** Begin **

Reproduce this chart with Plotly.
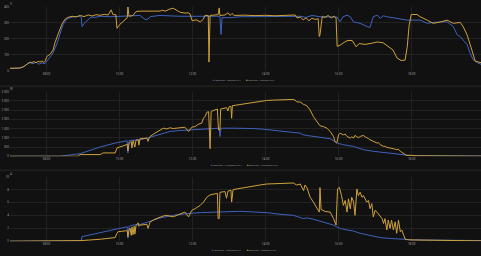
import pandas as pd
import plotly.graph_objects as go

# ---------------- data (time in decimal hours, value) ----------------
V_PV1 = [(7.00,16),(7.27,18),(7.41,30),(7.49,48),(7.55,50),(7.63,45),(7.71,55),(7.79,42),(7.88,50),(7.96,45),(8.01,60),(8.10,92),(8.18,112),(8.29,173),(8.37,235),(8.45,286),(8.53,316),(8.59,327),(8.70,335),(8.81,337),(8.92,340),(8.95,335),(8.97,276),(9.05,300),(9.14,320),(9.22,335),(9.33,333),(9.47,340),(9.74,337),(10.01,341),(10.29,343),(10.56,345),(10.70,320),(10.78,322),(10.84,338),(11.11,345),(11.66,340),(12.21,338),(12.75,340),(12.78,226),(12.81,332),(13.03,331),(13.30,337),(13.99,338),(14.53,337),(14.95,340),(15.11,333),(15.27,345),(15.49,337),(15.96,335),(16.04,306),(16.12,337),(16.23,347),(16.32,337),(16.40,306),(16.59,296),(16.78,276),(16.86,270),(16.95,337),(17.06,347),(17.14,327),(17.22,343),(17.33,337),(17.49,331),(17.88,316),(18.23,316),(18.43,296),(18.59,302),(18.97,306),(19.14,276),(19.25,224),(19.33,214),(19.41,194),(19.52,163),(19.60,112),(19.68,71),(19.80,51),(19.90,41)]

V_PV2 = [(7.00,16),(7.22,16),(7.27,18),(7.36,25),(7.41,35),(7.49,45),(7.55,55),(7.60,52),(7.66,58),(7.71,50),(7.77,60),(7.82,55),(7.88,62),(7.93,52),(7.96,60),(8.01,90),(8.10,104),(8.18,130),(8.23,175),(8.32,235),(8.42,290),(8.51,322),(8.59,333),(8.70,340),(8.81,336),(8.92,345),(9.03,338),(9.14,348),(9.25,342),(9.36,350),(9.47,346),(9.58,352),(9.69,348),(9.77,380),(9.82,350),(9.90,350),(9.93,265),(10.01,290),(10.12,315),(10.21,330),(10.23,398),(10.26,340),(10.37,345),(10.45,370),(10.56,372),(10.84,370),(11.11,372),(11.16,378),(11.25,372),(11.38,385),(11.47,390),(11.58,375),(11.66,365),(11.79,360),(11.88,362),(11.93,355),(11.99,312),(12.10,318),(12.21,305),(12.29,320),(12.34,345),(12.43,345),(12.45,55),(12.48,345),(12.62,348),(12.70,350),(12.73,392),(12.75,345),(12.89,348),(12.97,362),(13.03,345),(13.08,358),(13.14,345),(13.44,347),(13.71,344),(13.99,346),(14.26,343),(14.53,345),(14.81,348),(14.86,330),(14.95,335),(15.03,318),(15.11,330),(15.19,312),(15.27,328),(15.36,320),(15.44,325),(15.47,214),(15.49,224),(15.55,337),(15.63,333),(15.71,345),(15.80,330),(15.88,340),(15.93,330),(15.96,153),(16.04,160),(16.12,173),(16.23,188),(16.37,190),(16.48,150),(16.56,170),(16.73,165),(16.86,170),(17.06,180),(17.22,175),(17.36,153),(17.49,130),(17.60,80),(17.71,65),(17.82,67),(17.88,150),(17.93,280),(17.99,351),(18.15,351),(18.23,337),(18.43,316),(18.59,296),(18.78,304),(18.97,316),(19.14,296),(19.33,302),(19.41,276),(19.52,224),(19.66,122),(19.74,61),(19.90,51)]

W_PV1 = [(7.00,0),(8.37,0),(8.92,140),(9.47,500),(9.88,715),(10.21,840),(10.23,180),(10.26,850),(10.37,870),(10.56,880),(10.75,983),(10.97,1100),(11.11,1197),(11.38,1340),(11.66,1394),(11.93,1430),(12.21,1483),(12.44,1519),(12.73,1519),(12.75,1072),(12.78,1519),(13.11,1519),(13.38,1519),(13.66,1500),(13.93,1465),(14.21,1394),(14.48,1340),(14.76,1287),(14.95,1251),(15.03,1161),(15.13,1126),(15.31,1072),(15.49,1036),(15.77,947),(15.96,715),(16.12,625),(16.40,536),(16.68,357),(16.95,268),(17.33,179),(17.69,89),(17.88,54),(18.01,30),(19.90,10)]

W_PV2 = [(7.00,0),(8.86,0),(8.92,89),(9.47,89),(9.55,180),(9.88,180),(9.93,447),(10.07,536),(10.21,640),(10.23,300),(10.26,700),(10.32,800),(10.34,450),(10.37,850),(10.42,500),(10.45,870),(10.51,900),(10.53,600),(10.56,950),(10.75,983),(10.78,804),(10.81,983),(10.84,1072),(10.97,1251),(11.11,1430),(11.20,1519),(11.29,1480),(11.38,1540),(11.47,1500),(11.57,1519),(11.66,1519),(11.79,1573),(11.89,1340),(11.98,1573),(12.07,1608),(12.16,1733),(12.25,1787),(12.30,2055),(12.34,2144),(12.39,2377),(12.44,2412),(12.48,411),(12.51,2430),(12.62,2500),(12.68,2555),(12.71,1430),(12.75,1430),(12.77,2555),(12.84,2591),(12.93,2627),(12.97,2448),(13.00,2680),(13.05,2700),(13.07,2055),(13.09,2734),(13.30,2806),(13.49,2860),(13.67,2913),(13.85,2984),(14.03,3020),(14.21,3038),(14.40,3056),(14.58,3038),(14.76,3074),(14.81,3038),(14.85,2949),(14.95,2930),(15.04,2806),(15.13,2734),(15.22,2502),(15.31,2144),(15.40,1876),(15.49,1650),(15.58,1608),(15.68,1519),(15.77,1340),(15.86,1072),(15.90,804),(15.95,715),(16.00,1161),(16.04,1251),(16.13,1161),(16.18,1200),(16.23,1072),(16.32,983),(16.36,1050),(16.41,983),(16.45,1130),(16.50,1072),(16.54,1000),(16.59,1072),(16.68,1126),(16.73,1050),(16.77,983),(16.82,950),(16.86,893),(16.95,804),(17.00,760),(17.05,715),(17.09,740),(17.14,625),(17.23,536),(17.27,540),(17.32,482),(17.41,447),(17.45,460),(17.50,411),(17.59,357),(17.64,380),(17.69,268),(17.78,143),(17.87,36),(17.96,54),(18.14,25),(19.90,5)]

A_PV1 = [(7.00,0),(8.95,0),(8.97,0.7),(10.21,2.24),(10.23,0.46),(10.26,2.3),(10.37,2.49),(10.56,2.6),(10.75,2.9),(10.92,3.25),(11.11,3.6),(11.47,4.0),(11.84,4.27),(12.21,4.42),(12.57,4.52),(12.93,4.62),(13.30,4.62),(13.67,4.52),(14.03,4.42),(14.40,4.16),(14.76,4.0),(15.03,3.5),(15.13,3.6),(15.31,3.4),(15.49,3.1),(15.68,2.85),(15.86,2.49),(15.95,2.24),(16.04,1.98),(16.23,1.73),(16.41,1.57),(16.59,1.22),(16.77,0.97),(16.95,0.71),(17.14,0.56),(17.32,0.46),(17.69,0.36),(17.87,0.25),(18.05,0.2),(19.90,0.1)]

A_PV2 = [(7.00,0),(8.92,0),(8.97,0.1),(9.47,0.3),(9.74,0.46),(9.88,0.56),(9.93,1.22),(9.96,1.47),(10.21,1.63),(10.23,0.7),(10.26,1.7),(10.29,2.0),(10.32,0.9),(10.34,2.2),(10.37,1.0),(10.40,2.3),(10.42,1.1),(10.45,2.4),(10.51,2.85),(10.53,2.3),(10.56,2.49),(10.75,2.6),(10.78,1.98),(10.81,2.7),(10.84,3.0),(10.97,3.4),(11.11,3.76),(11.20,3.9),(11.29,4.0),(11.38,3.85),(11.47,3.76),(11.57,4.0),(11.66,4.16),(11.79,4.5),(11.89,3.76),(11.98,4.78),(12.07,5.03),(12.21,5.54),(12.30,6.05),(12.39,6.8),(12.48,7.16),(12.57,7.3),(12.68,7.4),(12.70,3.5),(12.73,3.5),(12.75,7.57),(12.89,7.67),(12.93,6.65),(12.97,7.75),(13.05,7.9),(13.07,6.05),(13.11,7.98),(13.30,8.18),(13.49,8.33),(13.67,8.59),(13.85,8.69),(14.03,8.84),(14.21,8.89),(14.40,8.94),(14.58,8.89),(14.76,9.0),(14.85,8.69),(14.95,8.84),(15.04,7.82),(15.08,8.69),(15.13,8.33),(15.22,6.8),(15.31,6.05),(15.40,5.28),(15.47,4.5),(15.49,8.3),(15.52,4.9),(15.63,4.6),(15.72,4.5),(15.77,4.5),(15.86,3.5),(15.90,2.74),(15.93,2.5),(15.97,8.08),(16.02,8.33),(16.08,7.06),(16.13,5.54),(16.18,6.3),(16.23,4.5),(16.27,6.55),(16.32,5.0),(16.36,6.8),(16.41,6.05),(16.45,4.0),(16.50,8.08),(16.54,7.06),(16.59,7.57),(16.64,6.8),(16.68,7.06),(16.77,6.05),(16.82,6.3),(16.86,5.03),(16.91,5.8),(16.95,3.76),(17.00,4.78),(17.05,4.5),(17.14,3.76),(17.19,3.5),(17.23,2.74),(17.27,3.5),(17.32,1.73),(17.36,3.25),(17.41,1.98),(17.45,3.25),(17.50,1.73),(17.55,2.99),(17.59,1.22),(17.64,3.25),(17.69,1.47),(17.73,1.73),(17.78,0.97),(17.82,0.36),(17.87,0.25),(17.96,0.2),(19.90,0.05)]

SERIES_NAMES = {
    "V": ["Onduleur - Tension PV1", "Onduleur - Tension PV2"],
    "W": ["Onduleur - Puissance PV1", "Onduleur - Puissance PV2"],
    "A": ["Onduleur - Intensité PV1", "Onduleur - Intensité PV2"],
}
V_TICKS = [0, 100, 200, 300, 400]
W_TICKS = [0, 500, 1000, 1500, 2000, 2500, 3000, 3500]
W_TICK_LABELS = ["0", "500", "1 000", "1 500", "2 000", "2 500", "3 000", "3 500"]
A_TICKS = [0, 2, 4, 6, 8, 10]

# ---------------- style ----------------
BG = "#111111"
GRID = "#222222"
TXT = "#9a9a9a"
BLUE = "#3f62bd"
GOLD = "#cfa23c"
FONT = "Roboto"
W, H = 481, 256
BASE = pd.Timestamp("2024-06-15")


def tt(points):
    return [BASE + pd.Timedelta(hours=p[0]) for p in points]


def vv(points):
    return [p[1] for p in points]


def py(px):
    return 1 - px / H


fig = go.Figure()
panels = [
    ("", V_PV1, V_PV2, "V"),
    ("2", W_PV1, W_PV2, "W"),
    ("3", A_PV1, A_PV2, "A"),
]
for suf, s1, s2, key in panels:
    for pts, col, name in ((s1, BLUE, SERIES_NAMES[key][0]), (s2, GOLD, SERIES_NAMES[key][1])):
        fig.add_trace(go.Scatter(
            x=tt(pts), y=vv(pts), mode="lines", name=name,
            line=dict(color=col, width=1), showlegend=False,
            xaxis="x" + suf, yaxis="y" + suf, hoverinfo="skip"))

xr = [BASE + pd.Timedelta(hours=7.0), BASE + pd.Timedelta(hours=19.9)]
xcommon = dict(
    type="date", range=xr, domain=[10 / W, 1], tickformat="%H:%M",
    dtick=2 * 3600 * 1000, tick0=BASE + pd.Timedelta(hours=8),
    showgrid=True, gridcolor=GRID, gridwidth=1, zeroline=False, showline=False,
    ticks="", tickfont=dict(size=3, color=TXT, family=FONT), fixedrange=True,
)
ycommon = dict(
    showgrid=True, gridcolor=GRID, gridwidth=1, zeroline=False, showline=False,
    ticks="", tickfont=dict(size=3, color=TXT, family=FONT), fixedrange=True,
)

layout = dict(
    width=W, height=H, margin=dict(l=0, r=0, t=0, b=0),
    paper_bgcolor=BG, plot_bgcolor=BG, showlegend=False,
    font=dict(family=FONT, color=TXT, size=3),
    xaxis=dict(xcommon, anchor="y"),
    xaxis2=dict(xcommon, anchor="y2"),
    xaxis3=dict(xcommon, anchor="y3"),
    yaxis=dict(ycommon, anchor="x", domain=[py(70), py(4.7)], range=[0, 400], tickvals=V_TICKS),
    yaxis2=dict(ycommon, anchor="x2", domain=[py(156.7), py(91)], range=[0, 3500],
                tickvals=W_TICKS, ticktext=W_TICK_LABELS),
    yaxis3=dict(ycommon, anchor="x3", domain=[py(243), py(177.3)], range=[0, 10], tickvals=A_TICKS),
)
fig.update_layout(**layout)

# card separators
for ypx in (85.5, 171.0):
    fig.add_shape(type="line", xref="paper", yref="paper", x0=0, x1=1,
                  y0=py(ypx), y1=py(ypx), line=dict(color="#1d1d1d", width=2))

# unit labels
for unit, ypx in (("V", 1.8), ("W", 88.3), ("A", 175.0)):
    fig.add_annotation(text=unit, xref="paper", yref="paper", x=11 / W, y=py(ypx),
                       xanchor="center", yanchor="middle", showarrow=False,
                       font=dict(size=3, color=TXT, family=FONT))

# legends (colored square + label)
legend_pos = [("V", 210.5, 243.5, 80.0), ("W", 208.5, 244.5, 165.7), ("A", 209.5, 244.5, 252.3)]
for key, x1, x2, ypx in legend_pos:
    for xpx, col, name in ((x1, BLUE, SERIES_NAMES[key][0]), (x2, GOLD, SERIES_NAMES[key][1])):
        fig.add_annotation(
            text=f"<span style='color:{col}'>■</span> {name}",
            xref="paper", yref="paper", x=xpx / W, y=py(ypx),
            xanchor="left", yanchor="middle", showarrow=False,
            font=dict(size=2.5, color=TXT, family=FONT))

fig.write_html("out.html", config={"displayModeBar": False})
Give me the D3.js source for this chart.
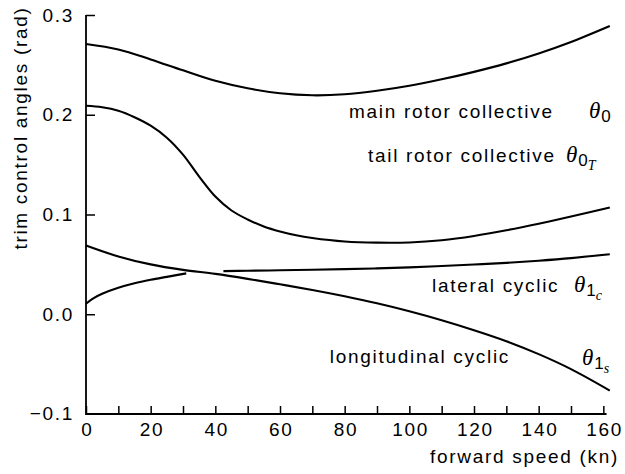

** End **

Up to and including the line that contains "import plotly.graph_objects as go", print the records above exactly from their first line, without any pictures.

Reproduce this chart with Plotly.
import pandas as pd
import plotly.graph_objects as go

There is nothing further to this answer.